Elsewhere, Fey also makes a comment on the way the feminism of now has been repurposed to be brandished as a sort of arbitrary excuse for dressing in scant clothing. Xan assures, “Seventh wave feminism is all about owning your sexuality. If we don’t dress like this, what are we saying?” Kimmy, still suffering from annoying main character syndrome, goes along with it in her continued naïveté, ignoring the pain of her feet in heels because it’s supposed to make her ass look good “for herself.” But really, if it’s for anyone, it’s for her current love interest of the season, Perry (Daveed Diggs of Hamilton, a joke about which Lillian makes, saying it’s what black people stole from white people). The commentary on appearance gets more intense as the season comes to a close, with Mimi Kanasis’ (Amy Sedaris) Brazilian butt implants not quite “taking” and David Cross’ Russ getting replaced with one played by Billy Magnussen post-smoosh operation (Russ is slowly run over with an electric car and needs surgery to recover). In his new incarnation, Russ becomes a literally different person, but not just physically. As he opens up to the way the world treats him now, he suddenly doesn’t care about the things he used to–the good causes, as it were. It’s a lot like a version of the 30 Rock episode, “The Bubble,” in which Liz’s then boyfriend, Drew (Jon Hamm), is too good looking to endure any of the common plights of the everyman.

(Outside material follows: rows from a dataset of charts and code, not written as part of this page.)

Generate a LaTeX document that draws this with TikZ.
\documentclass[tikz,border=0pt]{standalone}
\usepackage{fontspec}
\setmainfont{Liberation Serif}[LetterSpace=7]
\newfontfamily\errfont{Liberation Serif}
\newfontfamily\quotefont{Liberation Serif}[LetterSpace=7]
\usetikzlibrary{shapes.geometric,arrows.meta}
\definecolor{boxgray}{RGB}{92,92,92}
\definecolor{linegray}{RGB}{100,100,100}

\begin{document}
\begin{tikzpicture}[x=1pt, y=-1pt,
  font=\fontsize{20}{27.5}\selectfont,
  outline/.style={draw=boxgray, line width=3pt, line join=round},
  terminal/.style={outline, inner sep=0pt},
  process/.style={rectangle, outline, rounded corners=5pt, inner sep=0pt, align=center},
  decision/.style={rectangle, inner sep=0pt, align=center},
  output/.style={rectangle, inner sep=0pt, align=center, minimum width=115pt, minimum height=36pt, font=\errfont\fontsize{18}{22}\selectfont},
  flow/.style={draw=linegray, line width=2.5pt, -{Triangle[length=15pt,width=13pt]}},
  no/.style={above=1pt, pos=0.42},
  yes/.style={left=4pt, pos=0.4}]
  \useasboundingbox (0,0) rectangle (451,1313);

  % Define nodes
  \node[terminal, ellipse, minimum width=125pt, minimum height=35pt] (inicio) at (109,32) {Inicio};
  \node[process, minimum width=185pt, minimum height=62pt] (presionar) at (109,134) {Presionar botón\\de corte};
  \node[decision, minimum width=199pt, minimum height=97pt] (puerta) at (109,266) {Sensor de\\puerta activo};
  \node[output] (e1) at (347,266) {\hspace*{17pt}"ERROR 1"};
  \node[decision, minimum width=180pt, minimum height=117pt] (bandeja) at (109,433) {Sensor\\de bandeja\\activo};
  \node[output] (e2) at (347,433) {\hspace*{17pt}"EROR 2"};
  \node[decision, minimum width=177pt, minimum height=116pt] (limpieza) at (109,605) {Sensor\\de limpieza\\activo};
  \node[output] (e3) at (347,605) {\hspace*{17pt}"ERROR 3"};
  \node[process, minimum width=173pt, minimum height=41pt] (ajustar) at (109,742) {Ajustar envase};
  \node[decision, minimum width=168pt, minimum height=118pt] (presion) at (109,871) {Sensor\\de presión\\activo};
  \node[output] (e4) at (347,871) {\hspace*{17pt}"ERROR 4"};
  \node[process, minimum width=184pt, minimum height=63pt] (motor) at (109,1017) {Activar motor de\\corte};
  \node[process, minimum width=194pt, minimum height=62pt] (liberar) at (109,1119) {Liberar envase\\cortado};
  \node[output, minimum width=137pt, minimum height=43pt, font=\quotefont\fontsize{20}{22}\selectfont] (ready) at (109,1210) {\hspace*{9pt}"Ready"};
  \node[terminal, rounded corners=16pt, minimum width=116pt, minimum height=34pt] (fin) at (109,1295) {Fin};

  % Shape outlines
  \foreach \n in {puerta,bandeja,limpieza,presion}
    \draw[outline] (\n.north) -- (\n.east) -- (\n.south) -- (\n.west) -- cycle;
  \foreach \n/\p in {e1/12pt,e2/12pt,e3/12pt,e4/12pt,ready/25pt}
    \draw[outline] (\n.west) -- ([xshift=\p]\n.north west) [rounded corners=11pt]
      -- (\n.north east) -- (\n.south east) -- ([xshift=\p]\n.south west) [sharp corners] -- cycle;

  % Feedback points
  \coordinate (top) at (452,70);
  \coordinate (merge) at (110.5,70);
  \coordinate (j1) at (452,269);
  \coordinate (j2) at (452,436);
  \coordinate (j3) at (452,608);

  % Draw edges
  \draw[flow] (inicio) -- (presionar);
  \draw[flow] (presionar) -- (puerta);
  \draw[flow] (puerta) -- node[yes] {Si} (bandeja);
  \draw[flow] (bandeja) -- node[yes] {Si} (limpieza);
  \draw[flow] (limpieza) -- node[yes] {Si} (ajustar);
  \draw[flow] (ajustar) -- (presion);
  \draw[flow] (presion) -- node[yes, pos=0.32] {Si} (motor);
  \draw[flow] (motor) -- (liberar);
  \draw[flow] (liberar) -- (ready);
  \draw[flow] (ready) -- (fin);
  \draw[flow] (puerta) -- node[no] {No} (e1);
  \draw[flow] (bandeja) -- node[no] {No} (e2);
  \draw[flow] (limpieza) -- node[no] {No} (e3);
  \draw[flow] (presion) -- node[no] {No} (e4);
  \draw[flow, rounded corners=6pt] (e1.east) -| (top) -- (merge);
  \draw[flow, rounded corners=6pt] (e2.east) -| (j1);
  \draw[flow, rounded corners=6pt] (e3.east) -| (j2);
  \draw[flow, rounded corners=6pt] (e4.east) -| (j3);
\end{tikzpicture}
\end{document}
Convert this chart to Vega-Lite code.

Lillian Kaushtupper (Carol Kane) remains her stubbornly stagnant self, even after winning Kimmy’s vote (the only one that’s viable in the county) for councilwoman of East Dogmouth. A bad breakup with Bobby Durst (Fred Armisen) that causes him to, in a brief moment of cohesion, tell her she’s too trapped in the past, ultimately leads her to a relationship with Big Naturals owner Artie Goodman (Peter Riegert). Lillian, in fact, remains arguably the most entertaining part of the series, even in comparison to the competition she has with Titus’ comedic timing–particularly when he Lemonades in episode two. In between it all, Fey still finds time to make her New York-specific plot points resonate (like when Titus copies a bathroom key for a bodega run by strict bathroom monitor Paulie [Ray Liotta] so he’ll always have a place to go in public). And then there’s Maya Rudolph’s recurring role as Dionne Warwick to infuse the show with one of the non-political aspects of its hilarity.
Of course, all of this doesn’t mean there aren’t still plenty of white man jokes in spades. Tina Fey hasn’t totally forgotten who the oppressor remains. But now she’s willing to admit that those railing against him can be just as ridiculous at times.